Lumiere AI also supports features such as inpainting, cinematography, and stylized generation. Inpainting is the ability to insert specific objects or regions to edit videos with text prompts, such as “add a cat to this video”. Cinemagraph is the ability to add motion to specific parts of a scene, such as “make the water flow in this image”. Stylized generation is the ability to take reference style from one image and generate videos using that, such as “make this video look like a painting”.
The researchers behind Lumiere AI claim that their model can facilitate a wide range of content creation tasks and video editing applications, and demonstrate state-of-the-art text-to-video generation results.
How does Lumiere AI compare to other AI video models?
It is not the first model to attempt realistic video generation, but it is one of the most advanced ones. The researchers compared Lumiere AI with other AI video models, such as Pika, Runway, Stability AI, and ImagenVideo, and found that Lumiere AI outperformed them in terms of motion magnitude, temporal consistency, and overall quality.
The researchers also conducted a user study, where they asked participants to rate the quality of the videos generated by different models from text and image inputs. The results showed that Lumiere AI was preferred by the users over the other models for both text and image-to-video generation.

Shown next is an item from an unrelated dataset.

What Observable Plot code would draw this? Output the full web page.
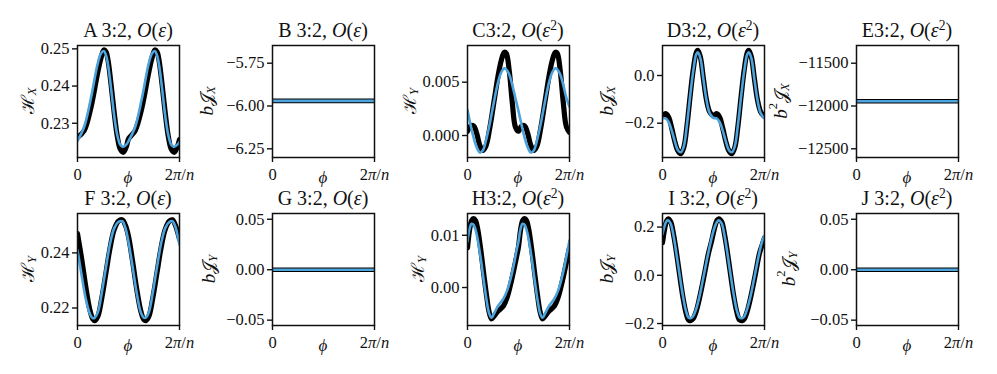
<!DOCTYPE html>
<html><head><meta charset="utf-8">
<script src="https://cdn.jsdelivr.net/npm/d3@7"></script>
<script src="https://cdn.jsdelivr.net/npm/@observablehq/plot@0.6"></script>
<style>
html,body{margin:0;padding:0;background:#fff;}
#chart{position:relative;width:997px;height:374px;overflow:hidden;font-family:"Liberation Serif",serif;color:#111;}
#chart svg{position:absolute;background:transparent;overflow:visible;max-width:none;}
.ttl{position:absolute;font-size:20px;white-space:pre;transform:translate(-50%,-50%);line-height:1;}
.ttl sup{font-size:0.68em;vertical-align:0.55em;line-height:0;}
</style></head><body><div id="chart"></div>
<script>
// ---------------- data (x in units of 2π/n) ----------------
const aX = [0,0.065,0.13,0.196,0.229,0.258,0.28,0.30,0.33,0.36,0.39,0.42,0.45,0.48,0.5,0.565,0.63,0.696,0.729,0.758,0.78,0.80,0.83,0.86,0.89,0.92,0.95,0.98,1.0];
const aBlack = [0.2262,0.2280,0.2340,0.2433,0.2474,0.2497,0.2492,0.2468,0.2402,0.2328,0.2265,0.2230,0.2222,0.2238,0.2258,0.2280,0.2340,0.2433,0.2474,0.2497,0.2492,0.2468,0.2402,0.2328,0.2265,0.2230,0.2222,0.2238,0.2256];
const aBlue = [0.2253,0.2290,0.2365,0.2458,0.2487,0.2494,0.2482,0.2456,0.2392,0.2320,0.2268,0.2242,0.2237,0.2243,0.2252,0.2290,0.2365,0.2458,0.2487,0.2494,0.2482,0.2456,0.2392,0.2320,0.2268,0.2242,0.2237,0.2243,0.2250];

const bX = [0,1];
const bBlack = [-5.97,-5.97];
const bBlue = [-5.97,-5.97];

const cX = [0,0.03,0.06,0.09,0.12,0.15,0.18,0.22,0.26,0.30,0.33,0.36,0.38,0.41,0.44,0.47,0.50,0.53,0.56,0.59,0.62,0.65,0.68,0.72,0.76,0.80,0.83,0.86,0.88,0.91,0.94,0.97,1.0];
const cBlack = [0.0004,0.0009,0.0009,0.0002,-0.0009,-0.0014,-0.0010,0.0008,0.0032,0.0056,0.0070,0.0078,0.0077,0.0060,0.0030,0.0008,0.0004,0.0009,0.0009,0.0002,-0.0009,-0.0014,-0.0010,0.0008,0.0032,0.0056,0.0070,0.0078,0.0077,0.0060,0.0030,0.0008,0.0003];
const cBlue = [0.0024,0.0010,-0.0002,-0.0011,-0.0016,-0.0014,-0.0005,0.0012,0.0032,0.0050,0.0059,0.0063,0.0062,0.0057,0.0047,0.0035,0.0023,0.0010,-0.0002,-0.0011,-0.0016,-0.0014,-0.0005,0.0012,0.0032,0.0050,0.0059,0.0063,0.0062,0.0057,0.0047,0.0035,0.0027];

const dX = [0,0.03,0.06,0.09,0.12,0.15,0.18,0.21,0.24,0.27,0.30,0.33,0.345,0.37,0.40,0.43,0.46,0.49,0.50,0.53,0.56,0.59,0.62,0.65,0.68,0.71,0.74,0.77,0.80,0.83,0.845,0.87,0.90,0.93,0.96,0.99,1.0];
const dBlack = [-0.170,-0.160,-0.175,-0.220,-0.275,-0.315,-0.328,-0.300,-0.210,-0.090,0.020,0.095,0.105,0.080,-0.010,-0.100,-0.150,-0.167,-0.170,-0.160,-0.175,-0.220,-0.275,-0.315,-0.328,-0.300,-0.210,-0.090,0.020,0.095,0.105,0.080,-0.010,-0.100,-0.150,-0.168,-0.172];
const dBlue = [-0.178,-0.180,-0.195,-0.230,-0.275,-0.312,-0.322,-0.295,-0.205,-0.090,0.015,0.088,0.097,0.075,-0.012,-0.100,-0.155,-0.175,-0.178,-0.180,-0.195,-0.230,-0.275,-0.312,-0.322,-0.295,-0.205,-0.090,0.015,0.088,0.097,0.075,-0.012,-0.100,-0.155,-0.175,-0.178];

const eX = [0,1];
const eBlack = [-11945,-11945];
const eBlue = [-11945,-11945];

const fX = [0,0.04,0.08,0.12,0.15,0.17,0.20,0.24,0.28,0.32,0.36,0.40,0.44,0.47,0.50,0.54,0.58,0.62,0.65,0.67,0.70,0.74,0.78,0.82,0.86,0.90,0.93,0.96,1.0];
const fBlack = [0.2470,0.2380,0.2280,0.2195,0.2160,0.2154,0.2170,0.2240,0.2330,0.2420,0.2485,0.2515,0.2520,0.2500,0.2460,0.2370,0.2270,0.2190,0.2158,0.2154,0.2170,0.2240,0.2330,0.2420,0.2485,0.2515,0.2520,0.2500,0.2450];
const fBlue = [0.2410,0.2320,0.2235,0.2180,0.2163,0.2165,0.2185,0.2260,0.2350,0.2435,0.2490,0.2512,0.2515,0.2490,0.2440,0.2350,0.2255,0.2185,0.2165,0.2165,0.2185,0.2260,0.2350,0.2435,0.2490,0.2512,0.2515,0.2495,0.2430];

const gX = [0,1];
const gBlack = [0,0];
const gBlue = [0,0];

const hX = [0,0.02,0.04,0.06,0.08,0.10,0.13,0.16,0.19,0.21,0.235,0.26,0.30,0.35,0.39,0.42,0.45,0.48,0.50,0.52,0.54,0.56,0.58,0.60,0.63,0.66,0.69,0.71,0.735,0.76,0.80,0.85,0.89,0.92,0.95,0.98,1.0];
const hBlack = [0.0076,0.0110,0.0128,0.0132,0.0128,0.0112,0.0072,0.0025,-0.0020,-0.0045,-0.0060,-0.0055,-0.0045,-0.0036,-0.0018,0.0004,0.0030,0.0058,0.0078,0.0110,0.0128,0.0132,0.0128,0.0112,0.0072,0.0025,-0.0020,-0.0045,-0.0060,-0.0055,-0.0045,-0.0036,-0.0018,0.0004,0.0030,0.0058,0.0076];
const hBlue = [0.0088,0.0112,0.0122,0.0120,0.0110,0.0092,0.0055,0.0012,-0.0028,-0.0048,-0.0058,-0.0050,-0.0035,-0.0022,-0.0005,0.0015,0.0040,0.0070,0.0088,0.0112,0.0122,0.0120,0.0110,0.0092,0.0055,0.0012,-0.0028,-0.0048,-0.0058,-0.0050,-0.0035,-0.0022,-0.0005,0.0015,0.0040,0.0070,0.0090];

const iX = [0,0.02,0.04,0.055,0.08,0.11,0.14,0.17,0.20,0.23,0.255,0.275,0.30,0.33,0.36,0.39,0.42,0.45,0.48,0.51,0.535,0.552,0.58,0.61,0.64,0.67,0.70,0.73,0.755,0.78,0.80,0.83,0.86,0.89,0.92,0.95,0.98,1.0];
const iBlack = [0.135,0.190,0.225,0.234,0.222,0.165,0.085,-0.005,-0.090,-0.155,-0.185,-0.188,-0.180,-0.150,-0.100,-0.040,0.025,0.090,0.140,0.195,0.228,0.234,0.222,0.165,0.085,-0.005,-0.090,-0.155,-0.185,-0.188,-0.182,-0.150,-0.100,-0.040,0.025,0.090,0.130,0.155];
const iBlue = [0.170,0.205,0.225,0.228,0.215,0.160,0.080,-0.005,-0.085,-0.148,-0.175,-0.178,-0.170,-0.140,-0.092,-0.032,0.032,0.095,0.152,0.198,0.222,0.228,0.215,0.160,0.080,-0.005,-0.085,-0.148,-0.175,-0.178,-0.172,-0.140,-0.092,-0.032,0.032,0.095,0.145,0.165];

const jX = [0,1];
const jBlack = [0,0];
const jBlue = [0,0];

// tick values / labels
const xTicks = [0, 1];
const xTickLabels = ["0", "2π/n"];
const xLabel = "\u03D5";
const aTicks = [0.23,0.24,0.25], bTicks = [-6.25,-6.00,-5.75], cTicks = [0,0.005], dTicks = [-0.2,0],
      eTicks = [-12500,-12000,-11500], fTicks = [0.22,0.24], gTicks = [-0.05,0,0.05], hTicks = [0,0.01],
      iTicks = [-0.2,0,0.2], jTicks = [-0.05,0,0.05];

// ---------------- layout ----------------
const W = 102, H = 112;
const ML = 95, MR = 30, MT = 40, MB = 40;
const colLeft = [77, 272, 467, 662, 856];
const rowTop = [45, 213];
const BLUE = "#4da3dc";

const O1 = "<i>O</i>(<i>ε</i>)";
const O2 = "<i>O</i>(<i>ε</i><sup>2</sup>)";
const H_ = (s) => [{t:"ℋ"},{t:s,sub:true}];
const BJ = (s) => [{t:"b",it:true},{t:"𝒥"},{t:s,sub:true}];
const B2J = (s) => [{t:"b",it:true},{t:"2",sup:true},{t:"𝒥"},{t:s,sub:true}];

const panels = [
  {title:"A 3:2, "+O1, ylab:H_("X"), x:aX, k:aBlack, b:aBlue, dom:[0.2208,0.2509], ticks:aTicks, dec:2, col:0,row:0, lo:50},
  {title:"B 3:2, "+O1, ylab:BJ("X"), x:bX, k:bBlack, b:bBlue, dom:[-6.3008,-5.6466], ticks:bTicks, dec:2, col:1,row:0, lo:66, flat:true},
  {title:"C3:2, "+O2, ylab:H_("Y"), x:cX, k:cBlack, b:cBlue, dom:[-0.00206,0.00844], ticks:cTicks, dec:3, col:2,row:0, lo:58},
  {title:"D3:2, "+O2, ylab:BJ("X"), x:dX, k:dBlack, b:dBlue, dom:[-0.3438,0.1258], ticks:dTicks, dec:1, col:3,row:0, lo:56},
  {title:"E3:2, "+O2, ylab:B2J("X"), x:eX, k:eBlack, b:eBlue, dom:[-12602,-11293], ticks:eTicks, dec:0, col:4,row:0, lo:76, flat:true},
  {title:"F 3:2, "+O1, ylab:H_("Y"), x:fX, k:fBlack, b:fBlue, dom:[0.21365,0.2543], ticks:fTicks, dec:2, col:0,row:1, lo:50},
  {title:"G 3:2, "+O1, ylab:BJ("Y"), x:gX, k:gBlack, b:gBlue, dom:[-0.0553,0.0557], ticks:gTicks, dec:2, col:1,row:1, lo:64, flat:true},
  {title:"H3:2, "+O2, ylab:H_("Y"), x:hX, k:hBlack, b:hBlue, dom:[-0.00727,0.01417], ticks:hTicks, dec:2, col:2,row:1, lo:50},
  {title:"I 3:2, "+O2, ylab:BJ("Y"), x:iX, k:iBlack, b:iBlue, dom:[-0.2082,0.2563], ticks:iTicks, dec:1, col:3,row:1, lo:56},
  {title:"J 3:2, "+O2, ylab:B2J("Y"), x:jX, k:jBlack, b:jBlue, dom:[-0.0553,0.0557], ticks:jTicks, dec:2, col:4,row:1, lo:68, flat:true}
];

const fmt = (dec) => d => (d < 0 ? "\u2212" : "") + Math.abs(d).toFixed(dec);
const chart = document.getElementById("chart");

for (const p of panels) {
  const data = p.x.map((x, i) => ({x, black: p.k[i], blue: p.b[i]}));
  const fl = colLeft[p.col];
  const ft = rowTop[p.row];
  const svg = Plot.plot({
    width: ML + W + MR, height: MT + H + MB,
    marginLeft: ML, marginRight: MR, marginTop: MT, marginBottom: MB,
    style: {fontFamily: "'Liberation Serif', serif", fontSize: "16.5px", color: "#111", background: "transparent", overflow: "visible"},
    x: {domain: [0, 1]},
    y: {domain: p.dom},
    marks: [
      Plot.lineY(data, {x: "x", y: "black", stroke: "#000", strokeWidth: p.flat ? 4.6 : 5.2, curve: "catmull-rom", clip: true}),
      Plot.lineY(data, {x: "x", y: "blue", stroke: BLUE, strokeWidth: 2.6, curve: "catmull-rom", clip: true}),
      Plot.frame({stroke: "#111", strokeWidth: 1.5}),
      Plot.axisY({ticks: p.ticks, tickFormat: fmt(p.dec), tickSize: 5, tickPadding: 3, strokeWidth: 1.4, label: null}),
      Plot.axisX({ticks: xTicks, tickFormat: (d) => xTickLabels[xTicks.indexOf(d)], tickSize: 5, tickPadding: 6, strokeWidth: 1.4, label: null})
    ]
  });
  svg.style.left = (fl - ML) + "px";
  svg.style.top = (ft - MT) + "px";
  const s = d3.select(svg);
  // italic π and n in "2π/n"
  s.selectAll("text").each(function() {
    if (this.textContent === "2π/n") {
      const t = d3.select(this); t.text("");
      t.append("tspan").text("2");
      t.append("tspan").attr("font-style", "italic").text("π");
      t.append("tspan").text("/");
      t.append("tspan").attr("font-style", "italic").text("n");
    }
  });
  // x label ϕ
  s.append("text").attr("x", ML + W / 2).attr("y", MT + H + 26)
    .attr("text-anchor", "middle").attr("font-style", "italic").attr("font-size", 17)
    .attr("font-family", "'Liberation Serif', 'DejaVu Serif', serif").attr("fill", "#111").text(xLabel);
  // y label
  const yl = s.append("text").attr("transform", `translate(${ML - p.lo},${MT + H / 2}) rotate(-90)`)
    .attr("text-anchor", "middle").attr("dominant-baseline", "central")
    .attr("font-family", "'DejaVu Serif', 'Liberation Serif', serif").attr("font-size", 18).attr("fill", "#111");
  let shift = 0;
  for (const seg of p.ylab) {
    const ts = yl.append("tspan").text(seg.t);
    let target = 0;
    if (seg.sub) { target = 5; ts.attr("font-size", 12.5).attr("font-style", "italic").attr("font-family", "'Liberation Serif', serif"); }
    else if (seg.sup) { target = -7; ts.attr("font-size", 12.5).attr("font-family", "'Liberation Serif', serif"); }
    if (seg.it) ts.attr("font-style", "italic").attr("font-family", "'Liberation Serif', serif").attr("font-size", 19);
    ts.attr("dy", target - shift); shift = target;
  }
  chart.appendChild(svg);
  const tt = document.createElement("div");
  tt.className = "ttl";
  tt.innerHTML = p.title;
  tt.style.left = (fl + W / 2) + "px";
  tt.style.top = (ft - 15) + "px";
  chart.appendChild(tt);
}
</script></body></html>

What are the limitations and challenges?
Lumiere AI is a promising technology that can open up new possibilities for video generation and editing, but it has limitations and challenges. The model is not available to test yet, and the source of the data used to train it is unclear. The model also has difficulty generating videos that consist of multiple shots or involve transitions between scenes, which is a common feature of natural videos. Moreover, the model may face ethical and social issues, such as the potential misuse of the technology for creating fake or harmful videos.
The researchers acknowledge these limitations and challenges and suggest future directions for improving and expanding Lumiere AI. They hope that their work will inspire more research and innovation in the field of realistic video generation.